Overall, the effective corporate tax rate is at a 40-year low.    Earnings of the Fortune 500 set a record in 2011 as their earnings (a total of $824.5 billion) grew by 16.4% over 2010.       "Big U.S. companies," The Wall Street Journal observed, "have emerged from the deepest recession since World War II more productive, more profitable, and less burdened by debt." Extensive layoffs and greater profit have resulted from an increase of $40,000 in annual revenue generated per worker over the last five years.

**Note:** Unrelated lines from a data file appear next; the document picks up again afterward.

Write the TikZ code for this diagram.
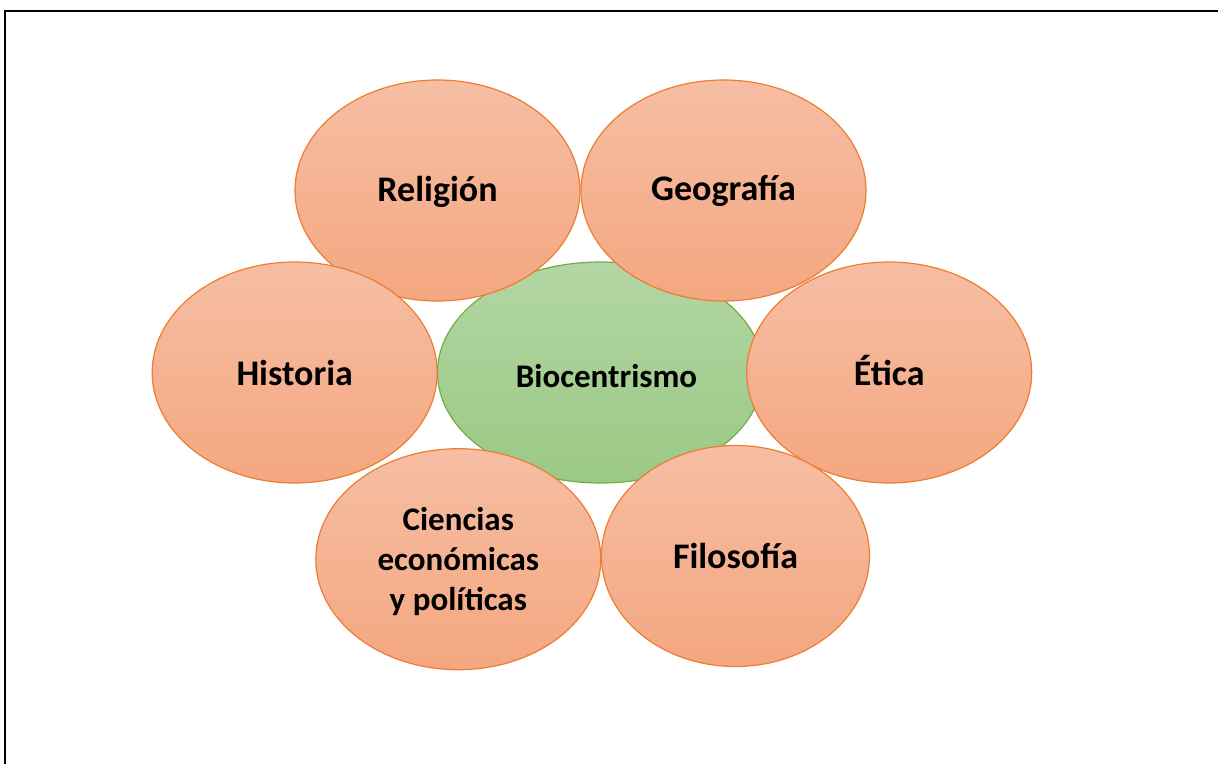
\documentclass[tikz,border=0pt]{standalone}
\usepackage{fontspec}
\setmainfont{Carlito}
\usetikzlibrary{shapes.geometric}
\definecolor{orTop}{HTML}{F6BEA4}
\definecolor{orBot}{HTML}{F4A780}
\definecolor{orLine}{HTML}{ED7D31}
\definecolor{grTop}{HTML}{B3D6A4}
\definecolor{grBot}{HTML}{9BC985}
\definecolor{grLine}{HTML}{70AD47}
\newcommand{\shiftdown}[2]{\raisebox{-#1}[\height][\depth]{#2}}
\tikzset{
  petal/.style={ellipse, inner sep=0pt, minimum width=285pt, minimum height=221pt,
    top color=orTop, bottom color=orBot, draw=orLine, line width=1.2pt,
    align=center, font=\fontsize{36}{44}\selectfont\bfseries},
  core/.style={ellipse, inner sep=0pt, minimum width=326pt, minimum height=221pt,
    top color=grTop, bottom color=grBot, draw=grLine, line width=1.2pt,
    font=\fontsize{33}{40}\selectfont\bfseries},
  frameline/.style={line width=2pt, black}
}
\begin{document}
\begin{tikzpicture}[x=1pt,y=-1pt]
\useasboundingbox (0,0) rectangle (1218,763);
\coordinate (fb) at (5,770);
\coordinate (fc) at (5,11);
\coordinate (fr) at (1225,11);
\draw[frameline] (fb) -- (fc) -- (fr);
\node[core] (bio) at (600.5,372.5) {\hspace*{12pt}\shiftdown{4pt}{Biocentrismo}};
\node[petal] (rel) at (437.5,190.5) {\shiftdown{1pt}{Religión}};
\node[petal] (geo) at (723.5,190.5) {Geografía};
\node[petal] (his) at (294.7,372.5) {Historia};
\node[petal] (eti) at (889.2,372.5) {\shiftdown{-2pt}{Ética}};
\node[petal] (cie) at (458.3,559.2) {\shiftdown{3pt}{\fontsize{33}{40}\selectfont\bfseries\begin{tabular}{@{}c@{}}Ciencias\\económicas\\y políticas\end{tabular}}};
\node[petal, minimum width=268pt] (fil) at (735.5,556) {Filosofía};
\end{tikzpicture}
\end{document}
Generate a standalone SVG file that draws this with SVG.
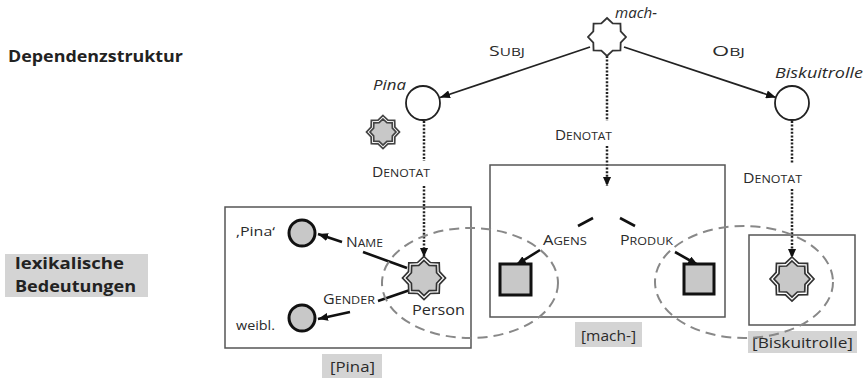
<svg xmlns="http://www.w3.org/2000/svg" xmlns:xlink="http://www.w3.org/1999/xlink" width="867" height="381" viewBox="0 0 867 381">
<style>
.t{font-family:"Open Sans","Liberation Sans",sans-serif;fill:#2a2a2a}
.b{font-weight:bold;font-size:15.5px;fill:#222}
.i{font-style:italic;font-size:15px}
.sc{font-size:14px}
.sc tspan{font-size:11px}
.n{font-size:15px}
.s{font-size:12px}
.box{fill:none;stroke:#555;stroke-width:1.5}
.lbl{fill:#d4d4d4}
.ell{fill:none;stroke:#888;stroke-width:2;stroke-dasharray:10 6}
.arr{stroke:#222;stroke-width:1.8;fill:none}
.thk{stroke:#111;stroke-width:2.6;fill:none}
.dot{stroke:#222;stroke-width:2.5;stroke-dasharray:2 1.6;fill:none}
.circ{fill:#fff;stroke:#222;stroke-width:1.8}
.gc{fill:#c8c8c8;stroke:#111;stroke-width:3}
.sq{fill:#c8c8c8;stroke:#111;stroke-width:3}
</style>
<defs>
<path id="star" vector-effect="non-scaling-stroke" d="M0,-10 L2.985,-7.206 L7.071,-7.071 L7.206,-2.985 L10,0 L7.206,2.985 L7.071,7.071 L2.985,7.206 L0,10 L-2.985,7.206 L-7.071,7.071 L-7.206,2.985 L-10,0 L-7.206,-2.985 L-7.071,-7.071 L-2.985,-7.206 Z"/>
<marker id="ah" viewBox="0 0 10 8" refX="10" refY="4" markerWidth="10" markerHeight="8" markerUnits="userSpaceOnUse" orient="auto"><path d="M0,0 L10,4 L0,8 Z" fill="#111"/></marker>
<marker id="ahd" viewBox="0 0 10 9" refX="10" refY="4.5" markerWidth="9" markerHeight="9" markerUnits="userSpaceOnUse" orient="auto"><path d="M0,0 L10,4.5 L0,9 Z" fill="#111"/></marker>
</defs>

<g id="labels-left">
<text class="t b" x="8" y="62" textLength="175" lengthAdjust="spacingAndGlyphs">Dependenzstruktur</text>
<rect class="lbl" x="5" y="254" width="143" height="43"/>
<text class="t b" x="15" y="269" textLength="109" lengthAdjust="spacingAndGlyphs">lexikalische</text>
<text class="t b" x="15" y="292" textLength="121" lengthAdjust="spacingAndGlyphs">Bedeutungen</text>
</g>

<g id="connectors">
<line class="arr" x1="590" y1="47" x2="440" y2="97.5" marker-end="url(#ah)"/>
<line class="arr" x1="624" y1="47" x2="776" y2="97.5" marker-end="url(#ah)"/>
<line class="dot" x1="424" y1="121" x2="424" y2="161"/>
<line class="dot" x1="424" y1="186" x2="424" y2="257" marker-end="url(#ahd)"/>
<line class="dot" x1="607" y1="56" x2="607" y2="121"/>
<line class="dot" x1="607" y1="146" x2="607" y2="186" marker-end="url(#ahd)"/>
<line class="dot" x1="792" y1="121" x2="792" y2="164"/>
<line class="dot" x1="792" y1="189" x2="792" y2="258" marker-end="url(#ahd)"/>
<line class="thk" x1="342" y1="242" x2="318" y2="234" marker-end="url(#ah)"/>
<line class="thk" x1="363" y1="252" x2="407" y2="268"/>
<line class="thk" x1="410" y1="290" x2="378" y2="301"/>
<line class="thk" x1="350" y1="312" x2="318" y2="319" marker-end="url(#ah)"/>
<line class="thk" x1="578" y1="226" x2="593" y2="218"/>
<line class="thk" x1="620" y1="218" x2="635" y2="226"/>
<line class="thk" x1="540" y1="250" x2="516" y2="265" marker-end="url(#ah)"/>
<line class="thk" x1="675" y1="252" x2="698" y2="265" marker-end="url(#ah)"/>
</g>

<g id="node-mach">
<use href="#star" transform="translate(607,37) scale(1.9)" fill="#fff" stroke="#333" stroke-width="1.8"/>
<text class="t i" x="615" y="18" textLength="42" lengthAdjust="spacingAndGlyphs">mach-</text>
</g>

<g id="edge-labels">
<text class="t sc" x="489" y="56" textLength="36" lengthAdjust="spacingAndGlyphs">S<tspan>UBJ</tspan></text>
<text class="t sc" x="712" y="56" textLength="33" lengthAdjust="spacingAndGlyphs">O<tspan>BJ</tspan></text>
<text class="t sc" x="372" y="177" textLength="58" lengthAdjust="spacingAndGlyphs">D<tspan>ENOTAT</tspan></text>
<text class="t sc" x="555" y="140" textLength="57" lengthAdjust="spacingAndGlyphs">D<tspan>ENOTAT</tspan></text>
<text class="t sc" x="743" y="183" textLength="59" lengthAdjust="spacingAndGlyphs">D<tspan>ENOTAT</tspan></text>
</g>

<g id="node-pina">
<circle class="circ" cx="423" cy="103" r="17"/>
<text class="t i" x="373" y="90" textLength="33" lengthAdjust="spacingAndGlyphs">Pina</text>
</g>

<g id="node-pina-star">
<use href="#star" transform="translate(383,132) scale(1.65)" fill="#fff" stroke="#444" stroke-width="1.7"/>
<use href="#star" transform="translate(383,132) scale(1.3)" fill="#c8c8c8" stroke="#444" stroke-width="1.7"/>
</g>

<g id="node-biskuitrolle">
<circle class="circ" cx="792" cy="103" r="17"/>
<text class="t i" x="775" y="78" textLength="88" lengthAdjust="spacingAndGlyphs">Biskuitrolle</text>
</g>

<g id="box-pina">
<rect class="box" x="225" y="207" width="246" height="141"/>
<rect class="lbl" x="322" y="354" width="60" height="24"/>
<text class="t n" x="330" y="372" textLength="45" lengthAdjust="spacingAndGlyphs">[Pina]</text>
</g>

<g id="node-pina-name">
<circle class="gc" cx="302" cy="233" r="13"/>
<text class="t s" x="236" y="236" textLength="39" lengthAdjust="spacingAndGlyphs">‚Pina‘</text>
</g>

<g id="node-weibl">
<circle class="gc" cx="302" cy="318" r="13"/>
<text class="t s" x="236" y="330" textLength="39" lengthAdjust="spacingAndGlyphs">weibl.</text>
</g>

<g id="lbl-name-gender">
<text class="t sc" x="346" y="247" textLength="37" lengthAdjust="spacingAndGlyphs">N<tspan>AME</tspan></text>
<text class="t sc" x="323" y="304" textLength="52" lengthAdjust="spacingAndGlyphs">G<tspan>ENDER</tspan></text>
</g>

<g id="node-person">
<use href="#star" transform="translate(424,278) scale(2.15)" fill="#fff" stroke="#333" stroke-width="1.7"/>
<use href="#star" transform="translate(424,278) scale(1.75)" fill="#c8c8c8" stroke="#333" stroke-width="1.7"/>
<text class="t n" x="412" y="315" textLength="53" lengthAdjust="spacingAndGlyphs">Person</text>
</g>

<g id="box-mach">
<rect class="box" x="490" y="165" width="235" height="152"/>
<rect class="lbl" x="575" y="322" width="67" height="25"/>
<text class="t n" x="581" y="341" textLength="55" lengthAdjust="spacingAndGlyphs">[mach-]</text>
<text class="t sc" x="543" y="245" textLength="44" lengthAdjust="spacingAndGlyphs">A<tspan>GENS</tspan></text>
<text class="t sc" x="620" y="245" textLength="53" lengthAdjust="spacingAndGlyphs">P<tspan>RODUK</tspan></text>
</g>

<g id="node-agens">
<rect class="sq" x="500" y="264" width="31" height="31"/>
</g>

<g id="node-produk">
<rect class="sq" x="684" y="264" width="30" height="30"/>
</g>

<g id="box-biskuitrolle">
<rect class="box" x="749" y="235" width="106" height="90"/>
<rect class="lbl" x="748" y="331" width="109" height="22"/>
<text class="t n" x="752" y="348" textLength="101" lengthAdjust="spacingAndGlyphs">[Biskuitrolle]</text>
</g>

<g id="node-biskuit-star">
<use href="#star" transform="translate(792,279) scale(2.2)" fill="#fff" stroke="#333" stroke-width="1.7"/>
<use href="#star" transform="translate(792,279) scale(1.8)" fill="#c8c8c8" stroke="#333" stroke-width="1.7"/>
</g>

<g id="ellipses">
<ellipse class="ell" cx="470" cy="283" rx="88" ry="55"/>
<ellipse class="ell" cx="744" cy="282" rx="89" ry="56"/>
</g>
</svg>
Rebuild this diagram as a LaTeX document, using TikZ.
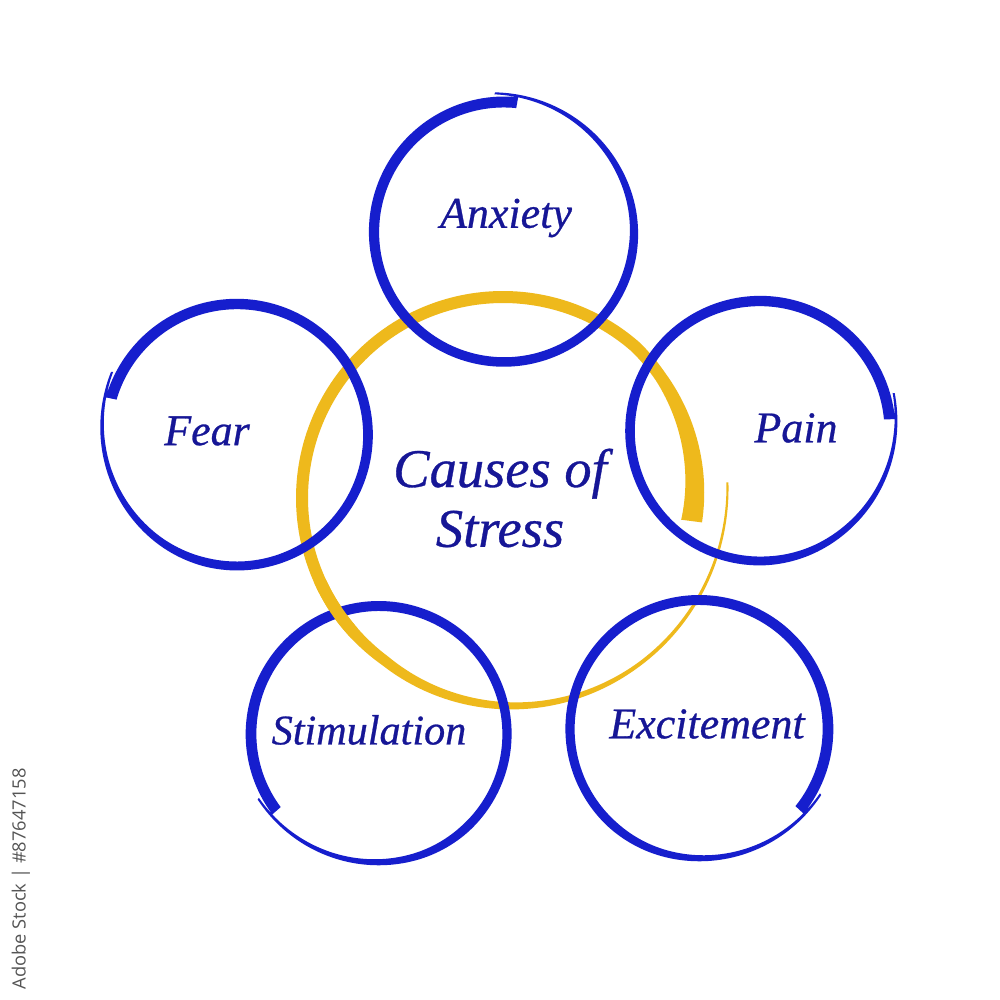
\documentclass[tikz,border=0pt]{standalone}
\usepackage{fontspec}
\setmainfont{Liberation Serif}
\newfontfamily\labelfont{Liberation Serif Italic}[FakeBold=0.6]
\newfontfamily\stockfont{Open Sans}
\usepackage{xcolor}
\usepackage{tikz}

\definecolor{ringblue}{RGB}{22,30,205}
\definecolor{ringyellow}{RGB}{238,185,28}
\definecolor{labelblue}{RGB}{22,22,150}
\definecolor{stockgray}{RGB}{85,85,85}

% brush profile: radius offset and half width along the stroke (t = 0..1)
\pgfmathdeclarefunction{bluer}{1}{\pgfmathparse{9*(max(0,#1-0.8)/0.2)^2}}
\pgfmathdeclarefunction{bluew}{1}{\pgfmathparse{(11-3*#1-6*max(0,(#1-0.72)/0.28))/2}}
\pgfmathdeclarefunction{yellowr}{1}{\pgfmathparse{201-11*max(0,1-#1/0.15)+24*max(0,#1-0.65)/0.35}}
\pgfmathdeclarefunction{yelloww}{1}{\pgfmathparse{(12+9*max(0,1-#1/0.12)-8*min(1,max(0,(#1-0.6)/0.25))-2*max(0,(#1-0.85)/0.15))/2}}

% brush ring: centre x, centre y, radius, start angle, sweep, colour
\newcommand{\brushring}[6]{%
  \fill[#6]
    plot[domain=0:1, samples=200]
      ({#1+(#3+bluer(\x)+bluew(\x))*cos(#4+#5*\x)}, {#2+(#3+bluer(\x)+bluew(\x))*sin(#4+#5*\x)})
    -- plot[domain=1:0, samples=200]
      ({#1+(#3+bluer(\x)-bluew(\x))*cos(#4+#5*\x)}, {#2+(#3+bluer(\x)-bluew(\x))*sin(#4+#5*\x)})
    -- cycle;}

% the yellow ring in the middle
\newcommand{\yellowring}{%
  \fill[ringyellow]
    plot[domain=0:1, samples=260]
      ({503+(yellowr(\x)+yelloww(\x))*cos(-7+371*\x)}, {502+(yellowr(\x)+yelloww(\x))*sin(-7+371*\x)})
    -- plot[domain=1:0, samples=260]
      ({503+(yellowr(\x)-yelloww(\x))*cos(-7+371*\x)}, {502+(yellowr(\x)-yelloww(\x))*sin(-7+371*\x)})
    -- cycle;}

\begin{document}
\begin{tikzpicture}[x=0.01cm, y=0.01cm,
    cause/.style={font=\labelfont\fontsize{12.5}{15}\selectfont, text=labelblue, inner sep=0pt},
    hub/.style={font=\labelfont\fontsize{15.5}{17}\selectfont, text=labelblue, align=center, inner sep=0pt}]
    \useasboundingbox[fill=white] (0,0) rectangle (1000,1000);

    % yellow ring
    \yellowring

    % five blue rings
    \brushring{504}{768}{130}{84}{370}{ringblue}
    \brushring{237}{565}{131}{164}{-371}{ringblue}
    \brushring{760}{569}{130}{5}{371}{ringblue}
    \brushring{379}{266}{128}{217}{-369}{ringblue}
    \brushring{699}{271}{129}{-39}{371}{ringblue}

    % yellow passes over the Stimulation ring at its upper left crossing
    \begin{scope}
        \clip (325,385) circle (35);
        \yellowring
    \end{scope}

    % labels
    \node[hub] (stress) at (500,502) {Causes of\\Stress};
    \node[cause] (anxiety) at (506,782) {Anxiety};
    \node[cause] (fear) at (207,569) {Fear};
    \node[cause] (pain) at (796,572) {Pain};
    \node[cause, font=\labelfont\fontsize{12}{15}\selectfont] (stimulation) at (369,270) {Stimulation};
    \node[cause] (excitement) at (707,276) {Excitement};

    % stock id along the left edge
    \node[rotate=90, anchor=west, font=\stockfont\fontsize{5.2}{6}\selectfont, text=stockgray, inner sep=0pt] (stockid) at (21,10) {Adobe Stock | \#87647158};
\end{tikzpicture}
\end{document}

Republicans whine about average Americans not paying federal income tax, blaming individuals and couples with little income; elderly people, because Social Security payments are exempt from federal income taxes; or low-income families benefiting from the child credit, the child care credit, or Ronald Reagan's favorite anti-poverty program, the earned income tax credit.  "The big man plays while the little man plays," sang the late Johnny Paycheck many years ago, a situation enthusiastically pushed by the GOP.  

With the socialist in the White House, corporate profits are at a record high, productivity per worker up; the real corporate tax rate and employment, down.     Still, if you're a Republican, like Richard Mourdock, you get to blame the middle-class while accepting piles of cash from the corporate sector.    Sweet.